La Unión Europea, que desde principios del siglo XXI también tiene una moneda común, el euro (aunque gestionada por una institución que no depende de ninguna institución de la UE), no es un Estado, pero tampoco es una organización internacional como las demás: sus leyes, de hecho, afectan directamente a todos los ciudadanos de la Unión. Ahora bien, en su funcionamiento legislativo, la Unión Europea entrelaza convenientemente el principio de competencia, el principio de representación de los Estados miembros y el principio de representación democrática de los ciudadanos de la Unión, pero, como se ha dicho, exclusivamente, sobre un número limitado de materias de legislación (unión aduanera, normas de competencia para el funcionamiento del mercado interior, política monetaria para los países que han adoptado el euro como moneda, conservación de los recursos biológicos del mar en el marco de la política pesquera común, política comercial común); para la legislación en materias que no son de competencia exclusiva, la acción de la Unión se rige por el principio de subsidiariedad y el principio de proporcionalidad, según los cuales la acción de la Unión sólo debe sustituir a la de los Estados miembros (y organismos subestatales) en caso de que éstos no puedan alcanzar los objetivos que se han fijado a través de la Unión, y sólo en la medida en que su intervención sea proporcionada a los objetivos comunitarios.

La hipótesis federal

Si la Unión Europea fuera un Estado (federal), representaría una respuesta institucional a los problemas de la posdemocracia, a los problemas de la torsión oligárquica de la democracia y a los problemas conexos de la sociedad de masas. Sin embargo, difícilmente podría representar una respuesta económico-social a estos problemas. No son las instituciones las que crean la sociedad, sino la sociedad la que crea las instituciones; una sociedad capitalista tiende intrínsecamente al oligopolio, y el oligopolio tiende al monopolio que, en la política concreta, se traduce en el sistema de élites de poder, es decir, en la oligarquía. 

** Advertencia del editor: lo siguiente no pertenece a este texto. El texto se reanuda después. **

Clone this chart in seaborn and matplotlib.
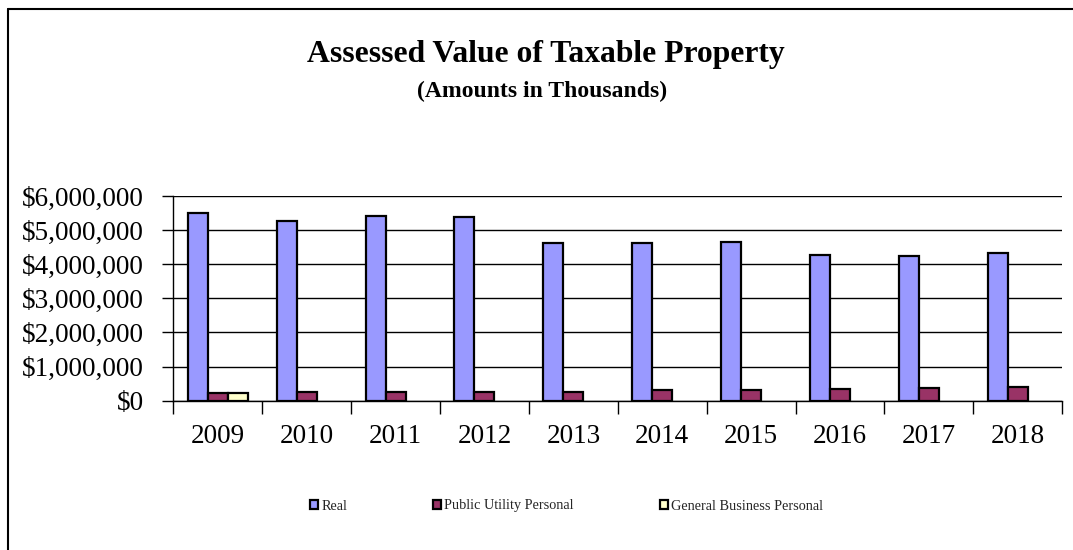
import numpy as np
import pandas as pd
import matplotlib
matplotlib.use("Agg")
import matplotlib.pyplot as plt
from matplotlib.patches import Patch
from matplotlib.ticker import FuncFormatter, FixedLocator, NullFormatter
from matplotlib.lines import Line2D
import seaborn as sns

# Assessed values, in thousands of dollars
years = ["2009", "2010", "2011", "2012", "2013", "2014", "2015", "2016", "2017", "2018"]
real = [5490000, 5280000, 5420000, 5400000, 4620000, 4620000, 4650000, 4260000, 4240000, 4320000]
public_utility = [226000, 245000, 250000, 260000, 265000, 300000, 320000, 340000, 380000, 410000]
general_business = [226000, np.nan, np.nan, np.nan, np.nan, np.nan, np.nan, np.nan, np.nan, np.nan]

series_names = ["Real", "Public Utility Personal", "General Business Personal"]
series_colors = ["#9999FF", "#993366", "#FFFFCC"]

df = pd.DataFrame({
    "Year": years * 3,
    "Series": [series_names[0]] * 10 + [series_names[1]] * 10 + [series_names[2]] * 10,
    "Value": real + public_utility + general_business,
})

sns.set_theme(style="white")
plt.rcParams["font.family"] = ["Liberation Serif", "DejaVu Serif"]

fig = plt.figure(figsize=(10.73, 5.5), dpi=100)
ax = fig.add_axes([0.1615, 0.2715, 0.8285, 0.372])

sns.barplot(
    data=df.dropna(), x="Year", y="Value", hue="Series",
    order=years, hue_order=series_names, palette=series_colors,
    width=0.675, edgecolor="black", linewidth=1.6, saturation=1,
    errorbar=None, legend=False, ax=ax,
)

ax.set_ylim(0, 6000000)
ax.set_xlim(-0.5, len(years) - 0.5)
ax.set_yticks(np.arange(0, 6000001, 1000000))
ax.yaxis.set_major_formatter(FuncFormatter(lambda v, p: "${:,.0f}".format(v)))
ax.yaxis.grid(True, color="black", linewidth=1.0)
ax.set_axisbelow(True)

# Category boundaries carry the tick marks, labels sit at the centres
ax.xaxis.set_major_locator(FixedLocator(np.arange(-0.5, len(years), 1.0)))
ax.xaxis.set_major_formatter(NullFormatter())
ax.xaxis.set_minor_locator(FixedLocator(np.arange(len(years))))
ax.set_xticklabels(years, minor=True)
ax.tick_params(axis="x", which="major", direction="out", length=9, width=1, color="black", bottom=True)
ax.tick_params(axis="x", which="minor", length=0, pad=17, labelsize=19.5, labelcolor="black", bottom=True)
ax.tick_params(axis="y", direction="out", length=8, width=1, color="black", left=True,
               labelsize=19.5, labelcolor="black", pad=13)
ax.set_xlabel("")
ax.set_ylabel("")

for side in ["top", "right"]:
    ax.spines[side].set_visible(False)
for side in ["left", "bottom"]:
    ax.spines[side].set_color("black")
    ax.spines[side].set_linewidth(1.0)

# Chart frame
fig.add_artist(Line2D([8 / 1073, 8 / 1073], [0, 1 - 9 / 550], color="black", linewidth=1.5))
fig.add_artist(Line2D([8 / 1073, 1], [1 - 9 / 550, 1 - 9 / 550], color="black", linewidth=1.5))

fig.text(0.5084, 1 - 62 / 550, "Assessed Value of Taxable Property", ha="center", va="baseline",
         fontsize=22.8, fontweight="bold", color="black")
fig.text(0.5056, 1 - 97 / 550, "(Amounts in Thousands)", ha="center", va="baseline",
         fontsize=17, fontweight="bold", color="black")

handles = [Patch(facecolor=c, edgecolor="black", linewidth=1.6, label=n)
           for n, c in zip(series_names, series_colors)]
fig.legend(handles=handles, loc="center", bbox_to_anchor=(566.5 / 1073, 1 - 506 / 550), ncol=3,
           frameon=False, fontsize=10.3, handlelength=0.55, handleheight=0.55,
           handletextpad=0.25, columnspacing=6.0, borderpad=0)

fig.savefig("out.png", dpi=100, facecolor="white")
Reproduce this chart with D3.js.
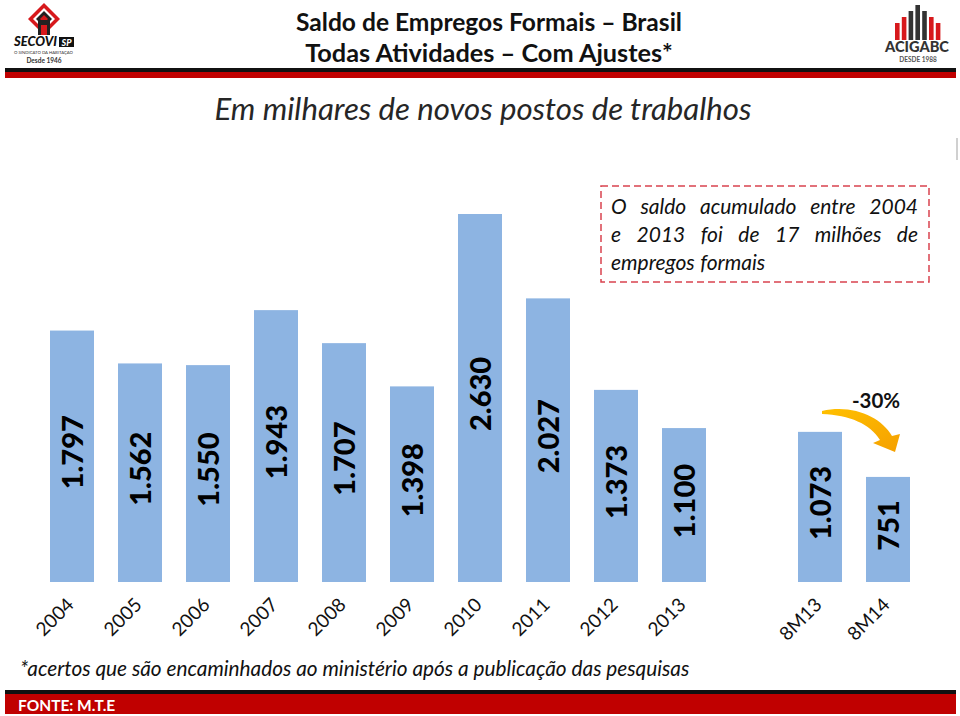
<!DOCTYPE html>
<html><head><meta charset="utf-8">
<script src="https://cdn.jsdelivr.net/npm/d3@7"></script>
<style>body{margin:0;background:#fff}svg{display:block}</style>
</head><body>
<svg id="c" width="960" height="716"></svg>
<script>
const categories = ["2004","2005","2006","2007","2008","2009","2010","2011","2012","2013","gap","8M13","8M14"];
const values = [1797,1562,1550,1943,1707,1398,2630,2027,1373,1100,null,1073,751];
const valueLabels = ["1.797","1.562","1.550","1.943","1.707","1.398","2.630","2.027","1.373","1.100","","1.073","751"];
const tickLabels = ["2004","2005","2006","2007","2008","2009","2010","2011","2012","2013","","8M13","8M14"];
const titleLines = ["Saldo de Empregos Formais \u2013 Brasil","Todas Atividades \u2013 Com Ajustes*"];
const subtitle = "Em milhares de novos postos de trabalhos";
const noteLines = ["O saldo acumulado entre 2004","e 2013 foi de 17 milhões de","empregos formais"];
const changeLabel = "-30%";
const footnote = "*acertos que são encaminhados ao ministério após a publicação das pesquisas";
const source = "FONTE: M.T.E";

const F = "Lato, 'Open Sans', sans-serif";
const svg = d3.select("#c");
const barColor = "#8db4e2";

function fitWidth(sel, target){
  const fs = parseFloat(sel.attr("font-size"));
  const w = sel.node().getComputedTextLength();
  sel.attr("font-size", fs*target/w);
}

// header bands
svg.append("rect").attr("x",5).attr("y",68).attr("width",951).attr("height",4).attr("fill","#111");
svg.append("rect").attr("x",5).attr("y",72).attr("width",951).attr("height",6).attr("fill","#c00000");
svg.append("rect").attr("x",956).attr("y",138).attr("width",2).attr("height",22).attr("fill","#d0d0d0");

// title
const t1 = svg.append("text").attr("x",489).attr("y",31).attr("text-anchor","middle")
  .attr("font-family",F).attr("font-weight","bold").attr("font-size",24).attr("fill","#111").text(titleLines[0]);
fitWidth(t1,386);
const t2 = svg.append("text").attr("x",489).attr("y",62).attr("text-anchor","middle")
  .attr("font-family",F).attr("font-weight","bold").attr("font-size",24).attr("fill","#111").text(titleLines[1]);
fitWidth(t2,368);

// subtitle
const st = svg.append("text").attr("x",483).attr("y",120).attr("text-anchor","middle")
  .attr("font-family",F).attr("font-style","italic").attr("font-size",30).attr("fill","#262626").text(subtitle);
fitWidth(st,537);

// SECOVI logo
const lg = svg.append("g");
lg.append("polygon").attr("points","44,3 60,19 44,35 28,19").attr("fill","#d7191c");
lg.append("polygon").attr("points","44,8 55,19 44,30 33,19").attr("fill","#fff");
lg.append("polygon").attr("points","44,11 52,19 44,27 36,19").attr("fill","#222");
lg.append("polygon").attr("points","44,15 48,19 44,23 40,19").attr("fill","#d7191c");
lg.append("rect").attr("x",38).attr("y",20).attr("width",12).attr("height",15).attr("fill","#222");
lg.append("rect").attr("x",41).attr("y",25).attr("width",6).attr("height",10).attr("fill","#d7191c");
const sec = lg.append("text").attr("x",14).attr("y",46).attr("font-family",F).attr("font-weight","900").attr("font-style","italic")
  .attr("font-size",13).attr("fill","#111").text("SECOVI");
fitWidth(sec,43);
lg.append("rect").attr("x",59).attr("y",37).attr("width",15).attr("height",10).attr("fill","#111");
lg.append("text").attr("x",66.5).attr("y",45.5).attr("text-anchor","middle").attr("font-family",F).attr("font-weight","900")
  .attr("font-style","italic").attr("font-size",9).attr("fill","#fff").text("SP");
const sind = lg.append("text").attr("x",14).attr("y",54).attr("font-family",F).attr("font-size",4.4).attr("fill","#333").text("O SINDICATO DA HABITAÇÃO");
fitWidth(sind,59);
lg.append("text").attr("x",44).attr("y",62.5).attr("text-anchor","middle").attr("font-family",F).attr("font-weight","bold")
  .attr("font-size",6.5).attr("fill","#333").text("Desde 1946");

// ACIGABC logo
const ag = svg.append("g");
const logoBars = [{h:17,c:"#d7191c"},{h:23,c:"#d7191c"},{h:29,c:"#333"},{h:35,c:"#333"},{h:29,c:"#333"},{h:23,c:"#d7191c"},{h:17,c:"#d7191c"}];
logoBars.forEach((b,i)=>{
  ag.append("rect").attr("x",895+i*6.8).attr("y",40-b.h).attr("width",4.6).attr("height",b.h).attr("fill",b.c);
});
const acig = ag.append("text").attr("x",917).attr("y",52).attr("text-anchor","middle").attr("font-family",F).attr("font-weight","900")
  .attr("font-size",13).attr("fill","#333").text("ACIGABC");
fitWidth(acig,64);
ag.append("text").attr("x",918).attr("y",62).attr("text-anchor","middle").attr("font-family",F).attr("font-weight","bold")
  .attr("font-size",6.5).attr("fill","#555").text("DESDE 1988");

// scales
const x = d3.scaleBand().domain(categories).range([38,922]).paddingInner(24/68).paddingOuter(12/68);
const y = d3.scaleLinear().domain([0,2630]).range([582,214]);

const data = categories.map((c,i)=>({c, v:values[i], lab:valueLabels[i], tick:tickLabels[i]}));
const bars = data.filter(d=>d.v!=null);

svg.append("g").selectAll("rect").data(bars).join("rect")
  .attr("x",d=>x(d.c)).attr("width",x.bandwidth())
  .attr("y",d=>y(d.v)).attr("height",d=>y(0)-y(d.v)).attr("fill",barColor);

svg.append("g").selectAll("text").data(bars).join("text")
  .attr("transform",d=>`translate(${x(d.c)+x.bandwidth()/2+10.5},${(y(d.v)+y(0))/2 - 4}) rotate(-90)`)
  .attr("text-anchor","middle").attr("font-family",F).attr("font-weight","900").attr("font-size",29)
  .attr("fill","#000").text(d=>d.lab);

// x axis labels
const xAxis = d3.axisBottom(x).tickSize(0).tickFormat((d,i)=>tickLabels[i]);
const ax = svg.append("g").attr("transform","translate(0,582)").call(xAxis);
ax.select(".domain").remove();
ax.selectAll("text").attr("font-family",F).attr("font-size",19).attr("fill","#111")
  .attr("text-anchor","end").attr("dy",0).attr("y",0)
  .attr("transform","translate(3,24) rotate(-45)");

// annotation box
svg.append("rect").attr("x",601).attr("y",186).attr("width",328).attr("height",96)
  .attr("fill","none").attr("stroke","#d9434f").attr("stroke-width",1.5).attr("stroke-dasharray","7,4");
const ng = svg.append("g").attr("font-family",F).attr("font-style","italic").attr("font-size",21).attr("fill","#111");
noteLines.forEach((line,li)=>{
  const words = line.split(" ");
  const yy = 214 + li*28;
  const nodes = words.map(w=>ng.append("text").attr("y",yy).text(w));
  const widths = nodes.map(n=>n.node().getComputedTextLength());
  const justify = li < noteLines.length-1;
  const gap = justify ? (918-611-d3.sum(widths))/(words.length-1) : 5.5;
  let xx = 611;
  nodes.forEach((n,i)=>{ n.attr("x",xx); xx += widths[i]+gap; });
});

// -30% label and arrow
const last = data[data.length-1];
svg.append("text").attr("x",x(last.c)+x.bandwidth()/2-12).attr("y",408).attr("text-anchor","middle")
  .attr("font-family",F).attr("font-weight","bold").attr("font-size",20.5).attr("fill","#111").text(changeLabel);
const defs = svg.append("defs");
const grad = defs.append("linearGradient").attr("id","ag").attr("x1","0").attr("y1","0").attr("x2","1").attr("y2","1");
grad.append("stop").attr("offset","0").attr("stop-color","#ffc000");
grad.append("stop").attr("offset","1").attr("stop-color","#f5a000");
svg.append("path")
  .attr("d","M822,411 C853,404 881,417 892,436 L900,434 L895,452 L873,443 L880,440 C870,424 850,415 822,414 Z")
  .attr("fill","url(#ag)");

// footnote
const fn = svg.append("text").attr("x",20).attr("y",676).attr("font-family",F).attr("font-style","italic")
  .attr("font-size",20).attr("fill","#111").text(footnote);
fitWidth(fn,670);

// footer bands
svg.append("rect").attr("x",5).attr("y",690).attr("width",951).attr("height",4).attr("fill","#111");
svg.append("rect").attr("x",5).attr("y",694).attr("width",951).attr("height",20).attr("fill","#c00000");
svg.append("text").attr("x",18).attr("y",710.5).attr("font-family",F).attr("font-weight","bold")
  .attr("font-size",15.5).attr("fill","#fff").text(source);
</script>
</body></html>
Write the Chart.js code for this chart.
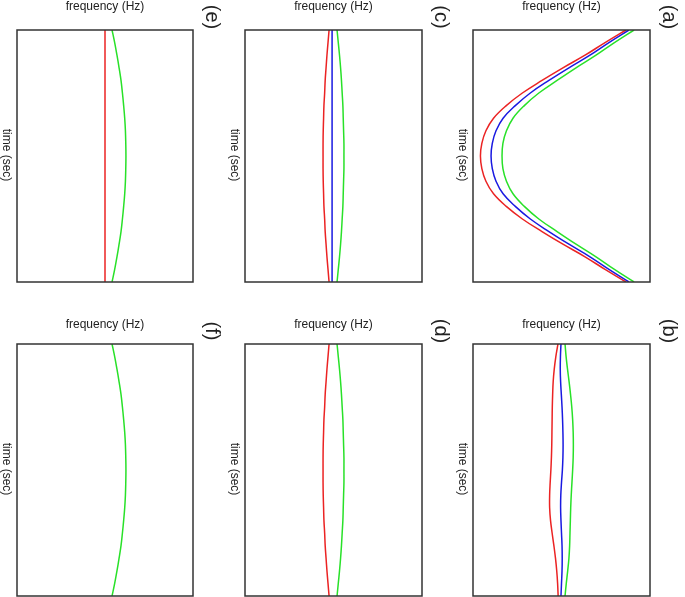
<!DOCTYPE html>
<html>
<head>
<meta charset="utf-8">
<script src="https://cdn.jsdelivr.net/npm/chart.js@4.4.1/dist/chart.umd.min.js"></script>
<style>
  html, body { margin: 0; padding: 0; background: #fff; overflow: hidden; }
  #wrap { position: relative; width: 685px; height: 597px; }
  canvas { position: absolute; }
</style>
</head>
<body>
<div id="wrap"></div>
<script>
// time samples (top of box = 0, bottom = 100), frequency on 0..100
const times = [0, 5, 10, 15, 20, 25, 30, 35, 40, 45, 50, 55, 60, 65, 70, 75, 80, 85, 90, 95, 100];

const aRed   = [86.4, 74.6, 63.3, 50.8, 39.0, 27.9, 18.8, 11.6, 7.3, 5.0, 4.2, 5.0, 7.3, 11.6, 18.8, 27.9, 39.0, 50.8, 63.3, 74.6, 86.4];
const aBlue  = [88.1, 76.8, 66.1, 54.2, 42.9, 32.4, 23.9, 17.0, 13.0, 10.9, 10.2, 10.9, 13.0, 17.0, 23.9, 32.4, 42.9, 54.2, 66.1, 76.8, 88.1];
const aGreen = [91.0, 79.9, 69.5, 58.2, 47.5, 37.2, 29.0, 22.6, 18.9, 16.9, 16.4, 16.9, 18.9, 22.6, 29.0, 37.2, 47.5, 58.2, 69.5, 79.9, 91.0];

const bRed   = [48.0, 46.8, 45.9, 45.3, 45.0, 44.8, 44.7, 44.6, 44.5, 44.3, 44.0, 43.6, 43.3, 43.3, 43.8, 44.7, 45.7, 46.6, 47.3, 47.8, 48.1];
const bBlue  = [49.7, 49.4, 49.3, 49.5, 49.9, 50.3, 50.6, 50.8, 50.9, 50.8, 50.5, 50.0, 49.6, 49.5, 49.7, 50.0, 50.3, 50.4, 50.3, 50.0, 49.7];
const bGreen = [52.0, 52.6, 53.4, 54.3, 55.1, 55.8, 56.3, 56.6, 56.7, 56.6, 56.3, 55.9, 55.5, 55.2, 55.0, 54.8, 54.6, 54.2, 53.5, 52.7, 52.0];

const cRed   = [47.5, 46.9, 46.3, 45.8, 45.3, 45.0, 44.6, 44.4, 44.2, 44.1, 44.1, 44.1, 44.2, 44.4, 44.6, 45.0, 45.3, 45.8, 46.3, 46.9, 47.5];
const cBlue  = [49.2, 49.2, 49.2, 49.2, 49.2, 49.2, 49.2, 49.2, 49.2, 49.2, 49.2, 49.2, 49.2, 49.2, 49.2, 49.2, 49.2, 49.2, 49.2, 49.2, 49.2];
const cGreen = [52.0, 52.7, 53.4, 54.0, 54.5, 54.9, 55.3, 55.5, 55.7, 55.9, 55.9, 55.9, 55.7, 55.5, 55.3, 54.9, 54.5, 54.0, 53.4, 52.7, 52.0];

const dRed   = [47.5, 46.9, 46.3, 45.8, 45.3, 45.0, 44.6, 44.4, 44.2, 44.1, 44.1, 44.1, 44.2, 44.4, 44.6, 45.0, 45.3, 45.8, 46.3, 46.9, 47.5];
const dGreen = [52.0, 52.7, 53.4, 54.0, 54.5, 54.9, 55.3, 55.5, 55.7, 55.9, 55.9, 55.9, 55.7, 55.5, 55.3, 54.9, 54.5, 54.0, 53.4, 52.7, 52.0];

const eRed   = [50.0, 50.0, 50.0, 50.0, 50.0, 50.0, 50.0, 50.0, 50.0, 50.0, 50.0, 50.0, 50.0, 50.0, 50.0, 50.0, 50.0, 50.0, 50.0, 50.0, 50.0];
const eGreen = [54.0, 55.5, 56.8, 58.0, 59.1, 59.9, 60.6, 61.2, 61.6, 61.8, 61.9, 61.8, 61.6, 61.2, 60.6, 59.9, 59.1, 58.0, 56.8, 55.5, 54.0];

const fGreen = [54.0, 55.5, 56.8, 58.0, 59.1, 59.9, 60.6, 61.2, 61.6, 61.8, 61.9, 61.8, 61.6, 61.2, 60.6, 59.9, 59.1, 58.0, 56.8, 55.5, 54.0];

const xLabel = 'frequency (Hz)';
const yLabel = 'time (sec)';

const RED = 'rgb(235,35,35)';
const BLUE = 'rgb(25,25,225)';
const GREEN = 'rgb(40,225,40)';

// box = plot area position in the page
const panels = [
  { label: '(a)', box: [473, 30, 177, 252], gap: 23, series: [[aRed, RED], [aBlue, BLUE], [aGreen, GREEN]] },
  { label: '(b)', box: [473, 344, 177, 252], gap: 19, series: [[bRed, RED], [bBlue, BLUE], [bGreen, GREEN]] },
  { label: '(c)', box: [245, 30, 177, 252], gap: 23, series: [[cRed, RED], [cBlue, BLUE], [cGreen, GREEN]] },
  { label: '(d)', box: [245, 344, 177, 252], gap: 19, series: [[dRed, RED], [dGreen, GREEN]] },
  { label: '(e)', box: [17, 30, 176, 252], gap: 23, series: [[eRed, RED], [eGreen, GREEN]] },
  { label: '(f)', box: [17, 344, 176, 252], gap: 19, series: [[fGreen, GREEN]] }
];

const PAD = { left: 18, top: 30, right: 32, bottom: 10 };
const FONT = '"Liberation Sans", Arial, Helvetica, sans-serif';

const panelDecor = {
  id: 'panelDecor',
  afterDraw(chart, args, opts) {
    const { ctx, chartArea: a } = chart;
    ctx.save();
    ctx.strokeStyle = '#333';
    ctx.lineWidth = 1.5;
    ctx.strokeRect(a.left, a.top, a.right - a.left, a.bottom - a.top);

    ctx.fillStyle = '#222';
    ctx.font = '12px ' + FONT;
    ctx.textAlign = 'center';
    ctx.textBaseline = 'middle';
    ctx.fillText(xLabel, (a.left + a.right) / 2, a.top - opts.gap);

    ctx.save();
    ctx.translate(a.left - 10.5, (a.top + a.bottom) / 2 - 1);
    ctx.rotate(Math.PI / 2);
    ctx.fillText(yLabel, 0, 0);
    ctx.restore();

    ctx.translate(a.right + 19, a.top - 13);
    ctx.rotate(Math.PI / 2);
    ctx.font = '20px ' + FONT;
    ctx.fillText(opts.label, 0, 0);
    ctx.restore();
  }
};

const wrap = document.getElementById('wrap');

panels.forEach(p => {
  const [bx, by, bw, bh] = p.box;
  const cv = document.createElement('canvas');
  cv.width = bw + PAD.left + PAD.right;
  cv.height = bh + PAD.top + PAD.bottom;
  cv.style.left = (bx - PAD.left) + 'px';
  cv.style.top = (by - PAD.top) + 'px';
  wrap.appendChild(cv);

  new Chart(cv, {
    type: 'scatter',
    data: {
      datasets: p.series.map(([vals, col]) => ({
        data: times.map((t, i) => ({ x: vals[i], y: t })),
        showLine: true,
        borderColor: col,
        borderWidth: 1.5,
        pointRadius: 0,
        tension: 0.4,
        fill: false
      }))
    },
    options: {
      responsive: false,
      animation: false,
      layout: { padding: PAD },
      plugins: {
        legend: { display: false },
        tooltip: { enabled: false },
        panelDecor: { label: p.label, gap: p.gap }
      },
      scales: {
        x: { type: 'linear', min: 0, max: 100, display: false },
        y: { type: 'linear', min: 0, max: 100, reverse: true, display: false }
      }
    },
    plugins: [panelDecor]
  });
});
</script>
</body>
</html>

La gestión comunitaria del mercado único pertenece ciertamente a la tipología del capitalismo incrustado, el capitalismo integrado por políticas sociales y otros objetivos comunitarios. Pero reúne órdenes capitalistas de diversas configuraciones en el espacio hegemónico de la organización militar conocida como O.N.A.T., lo que no es insignificante desde el punto de vista de las limitaciones de la política comunitaria económica y, por tanto, social. También hay que señalar que son los Estados miembros los autores de los Tratados comunitarios y que son los Estados miembros, en su diferente peso económico, los «señores de los Tratados». Cualquier hipótesis de transformación de la Unión Europea en la dirección del Estado federal requiere, por supuesto, un sujeto político-cultural europeo que sea portador de tan complejo objetivo. Un sujeto del que no se puede discernir ningún rastro, frente a orientaciones abierta o encubiertamente hostiles a la perspectiva de una federación europea.